5:30 am is early. Probably too early. But with three little kids, I seek out pockets of silence. Time where the little ones are asleep and I can do the work of an adult, free from the worries of crying, shouting, giggling that come from my kids, free from the messes, the challenges, the beauties, and the complexities that come with ushering three little breathing, thinking bodies from the wonders of childhood to the less wonderful world of adulthood.

So with the darkness still sitting heavily on the world, I wake. I roll out of bed, thumbing my alarm off. I stumble to the kitchen, often running into a corner or edge of the cabinet, switch on ESPN, pore a bowl of cereal and munch and watch in the dark, my face illuminated by the screen, the volume low, so low as to not wake the wife and three kids. If any one were to wake, this pocket of silence I so cherish would be gone. I would be filling little bowls with Cap’n Crunch and mediating an impeding fight over what to watch on Netflix: Lalaloopsy this time, Maddux, and then we can watch Skylanders Academy next. (Maddux often protests but eventually acquiesces).

By 6:30 I have downed a cup of coffee. The world is still dark and quiet. If it’s a weekday, I hear the school bus rattle by; its incessantly blinking lights light up the kitchen.

I empty the dishwasher. I pile the kid’s plastic forks, knives, spoons, bowls, plates on a towel to dry. I carefully place ceramic bowls and plates into the cabinets. I try to keep the clanging to a minimum.

I empty the dryer. I place the clothes into the ottoman and begin folding.

I open the blinds and look out at our backyard.

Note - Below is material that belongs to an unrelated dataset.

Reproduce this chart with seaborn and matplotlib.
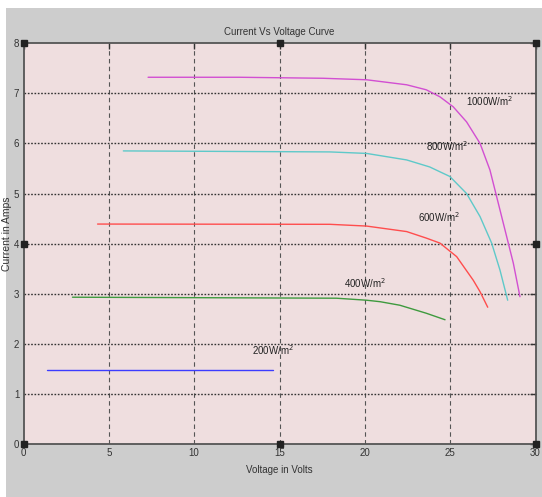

The sun is still hiding but its forthcoming appearance is evident in the weakening dark. I think of the Gerald Manley Hopkins’s line “I wake and feel the fell of dark, not day.” I roll the line through my head marveling that I still remember it, especially since I haven’t a clue what it means.

I read my book. With another warm cup of coffee next to me, I read.

I put my book down and listen to the silence. The day feels wide-open, anything is possible. I’m full of optimism.

Now is not the time for music, for talking, for laughing, for crying. Now is the silent time before the rest of time. I feel like an actor waiting backstage for his cue, like a batter waiting on deck, like a yoga practitioner sitting on the mat and waiting for the first position.

Then I hear the water run through the pipes in my house. My wife is awake.

Then I hear my daughter begin to quietly cry. She is awake.

The dominos fall. Into place. The next kid wakes, then the next.

The sun pushes over the tree line.

The neighbors fire up their engines and leave.

The cereal bowls are filled with Cap’n Crunch.

The TV is flipped to Netflix and Lalaloopsy blares.

The kids are quiet, little zombies sitting on the sofa with vacant eyes and disheveled hair.

They place tiny fingers into bowls and then into mouths.

Then the fight over the blanket.

By 8am, I have mediated a fight, cleaned up spilled milk, changed a diaper.

By 8am, I am a parent again. I look out the window at the black-capped chickadees sitting on the feeder. They scurry into the air, taking with them my pocket of silence. They hand it off to another bird, then another, then another until it is halfway around the world and dropped in the lap of a dad in Australia who wakes early before the kids.

In a few short hours he will hand it back over and the birds will carry it back to me tomorrow.